Material:

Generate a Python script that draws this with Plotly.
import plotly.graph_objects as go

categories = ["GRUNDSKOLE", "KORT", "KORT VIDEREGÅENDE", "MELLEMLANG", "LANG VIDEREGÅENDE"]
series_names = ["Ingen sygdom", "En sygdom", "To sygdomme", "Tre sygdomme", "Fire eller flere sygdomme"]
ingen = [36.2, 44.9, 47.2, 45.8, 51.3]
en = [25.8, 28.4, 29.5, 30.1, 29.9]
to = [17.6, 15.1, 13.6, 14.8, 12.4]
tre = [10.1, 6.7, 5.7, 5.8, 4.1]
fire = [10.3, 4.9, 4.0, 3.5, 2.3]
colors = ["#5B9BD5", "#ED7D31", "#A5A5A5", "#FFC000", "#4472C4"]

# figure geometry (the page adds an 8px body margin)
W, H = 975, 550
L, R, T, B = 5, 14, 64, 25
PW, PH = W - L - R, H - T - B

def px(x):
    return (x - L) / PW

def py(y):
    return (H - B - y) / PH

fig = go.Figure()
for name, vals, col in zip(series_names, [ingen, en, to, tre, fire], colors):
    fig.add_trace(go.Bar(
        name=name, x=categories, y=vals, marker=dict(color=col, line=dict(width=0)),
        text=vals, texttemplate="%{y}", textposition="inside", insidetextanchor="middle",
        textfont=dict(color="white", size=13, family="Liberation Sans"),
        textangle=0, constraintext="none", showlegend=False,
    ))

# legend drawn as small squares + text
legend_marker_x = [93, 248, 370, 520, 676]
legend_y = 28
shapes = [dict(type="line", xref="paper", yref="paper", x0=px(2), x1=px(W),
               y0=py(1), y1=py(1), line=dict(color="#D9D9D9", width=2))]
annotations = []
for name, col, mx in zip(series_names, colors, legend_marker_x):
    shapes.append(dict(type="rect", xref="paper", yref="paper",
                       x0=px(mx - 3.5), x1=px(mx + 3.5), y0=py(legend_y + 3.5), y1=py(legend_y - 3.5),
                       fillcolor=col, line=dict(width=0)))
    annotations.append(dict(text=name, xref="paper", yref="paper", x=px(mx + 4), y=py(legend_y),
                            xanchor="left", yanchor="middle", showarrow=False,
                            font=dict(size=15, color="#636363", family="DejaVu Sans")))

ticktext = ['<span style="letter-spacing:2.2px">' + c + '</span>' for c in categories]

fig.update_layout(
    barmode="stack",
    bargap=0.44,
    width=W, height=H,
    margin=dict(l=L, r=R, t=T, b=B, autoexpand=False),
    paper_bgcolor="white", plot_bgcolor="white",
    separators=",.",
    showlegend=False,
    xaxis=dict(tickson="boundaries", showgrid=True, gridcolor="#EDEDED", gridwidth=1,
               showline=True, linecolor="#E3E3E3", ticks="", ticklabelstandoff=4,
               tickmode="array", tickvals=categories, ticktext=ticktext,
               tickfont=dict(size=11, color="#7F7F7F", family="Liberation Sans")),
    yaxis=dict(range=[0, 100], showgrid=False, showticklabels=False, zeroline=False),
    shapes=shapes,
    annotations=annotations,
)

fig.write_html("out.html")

Written instruction: Write out the full listing exactly as given.

Final answer:
Generate a Python script that draws this with Plotly.
import plotly.graph_objects as go

categories = ["GRUNDSKOLE", "KORT", "KORT VIDEREGÅENDE", "MELLEMLANG", "LANG VIDEREGÅENDE"]
series_names = ["Ingen sygdom", "En sygdom", "To sygdomme", "Tre sygdomme", "Fire eller flere sygdomme"]
ingen = [36.2, 44.9, 47.2, 45.8, 51.3]
en = [25.8, 28.4, 29.5, 30.1, 29.9]
to = [17.6, 15.1, 13.6, 14.8, 12.4]
tre = [10.1, 6.7, 5.7, 5.8, 4.1]
fire = [10.3, 4.9, 4.0, 3.5, 2.3]
colors = ["#5B9BD5", "#ED7D31", "#A5A5A5", "#FFC000", "#4472C4"]

# figure geometry (the page adds an 8px body margin)
W, H = 975, 550
L, R, T, B = 5, 14, 64, 25
PW, PH = W - L - R, H - T - B

def px(x):
    return (x - L) / PW

def py(y):
    return (H - B - y) / PH

fig = go.Figure()
for name, vals, col in zip(series_names, [ingen, en, to, tre, fire], colors):
    fig.add_trace(go.Bar(
        name=name, x=categories, y=vals, marker=dict(color=col, line=dict(width=0)),
        text=vals, texttemplate="%{y}", textposition="inside", insidetextanchor="middle",
        textfont=dict(color="white", size=13, family="Liberation Sans"),
        textangle=0, constraintext="none", showlegend=False,
    ))

# legend drawn as small squares + text
legend_marker_x = [93, 248, 370, 520, 676]
legend_y = 28
shapes = [dict(type="line", xref="paper", yref="paper", x0=px(2), x1=px(W),
               y0=py(1), y1=py(1), line=dict(color="#D9D9D9", width=2))]
annotations = []
for name, col, mx in zip(series_names, colors, legend_marker_x):
    shapes.append(dict(type="rect", xref="paper", yref="paper",
                       x0=px(mx - 3.5), x1=px(mx + 3.5), y0=py(legend_y + 3.5), y1=py(legend_y - 3.5),
                       fillcolor=col, line=dict(width=0)))
    annotations.append(dict(text=name, xref="paper", yref="paper", x=px(mx + 4), y=py(legend_y),
                            xanchor="left", yanchor="middle", showarrow=False,
                            font=dict(size=15, color="#636363", family="DejaVu Sans")))

ticktext = ['<span style="letter-spacing:2.2px">' + c + '</span>' for c in categories]

fig.update_layout(
    barmode="stack",
    bargap=0.44,
    width=W, height=H,
    margin=dict(l=L, r=R, t=T, b=B, autoexpand=False),
    paper_bgcolor="white", plot_bgcolor="white",
    separators=",.",
    showlegend=False,
    xaxis=dict(tickson="boundaries", showgrid=True, gridcolor="#EDEDED", gridwidth=1,
               showline=True, linecolor="#E3E3E3", ticks="", ticklabelstandoff=4,
               tickmode="array", tickvals=categories, ticktext=ticktext,
               tickfont=dict(size=11, color="#7F7F7F", family="Liberation Sans")),
    yaxis=dict(range=[0, 100], showgrid=False, showticklabels=False, zeroline=False),
    shapes=shapes,
    annotations=annotations,
)

fig.write_html("out.html")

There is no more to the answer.